Lech Borkowski 3 January 2020

Poland is not free or democratic – see my earlier comment. My wife and I lost our jobs in state institutions in Poland in 2015 after a long campaign of harassment and social violence, in which the authorities employed typical Communist methods.

The Soviets were killing members of the Polish resistance in 1944. This was on top of mass murders and deportations of 1939-1941. Yet the Allies decided to deal with the Soviets behind the back of the Polish government. In other words, they chose the short-term expediency, ignoring the facts, over the long-term commitment to human rights, democracy and rule of law.
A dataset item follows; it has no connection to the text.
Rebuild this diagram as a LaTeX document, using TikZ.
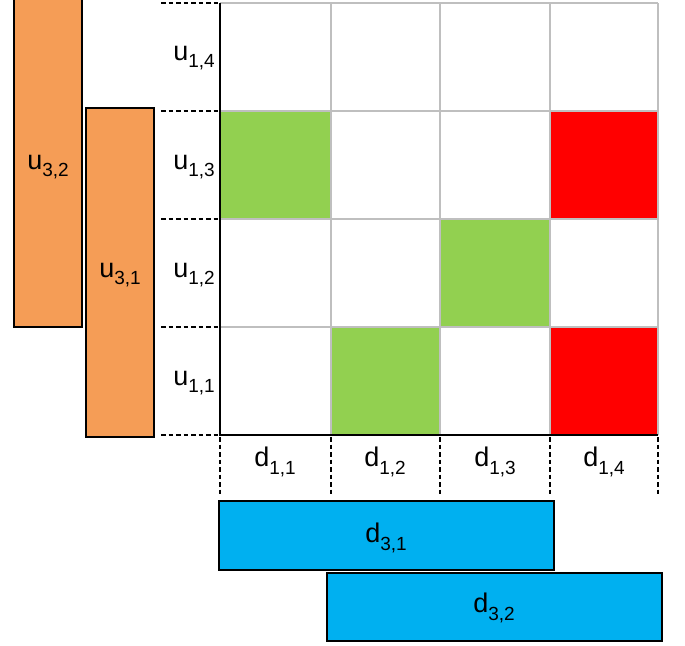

My father knew about the Soviet mass murders and that is why he deserted from the Polish forces under Soviet control on 13 January 1945. His entire company deserted one day before the military oath was taken. Among them was Józef Franczak, who was later killed by Communist security forces in 1963.

I fully applaud my father’s decision to desert. It made no sense to fight one totalitarianism on behalf of another one.

Neither the Polish government, nor Polish citizens gave Allies the right to sign the Yalta deal with the Soviets on their behalf.

How can we expect individuals to stick to the rules of decency if the governments of the so-called free world fail to do the same?

I recommend reading the book “Dolgun” by Alexander Dolgun, an American employee of the American embassy kidnapped by the Soviets from the street in the centre of Moscow in 1948. The book should be an obligatory reading in the studies of Communism and totalitarianism in general. This is the story of being faithful to yourself, to truth and decency in the most extreme circumstances of Soviet prisons and camps. Dolgun’s adversity was compounded by the American government’s lack of commitment to care about him.

General Rudenko, who was part of the Soviet team at the Nuremberg trials post-WWII, signed false accusations in the Dolgun case. Philippe Sands, the well-known British human rights lawyer, failed in his recent book “East West Street” to even mention Rudenko’s record on the home front. I have not seen anyone pointing this out to Mr. Sands.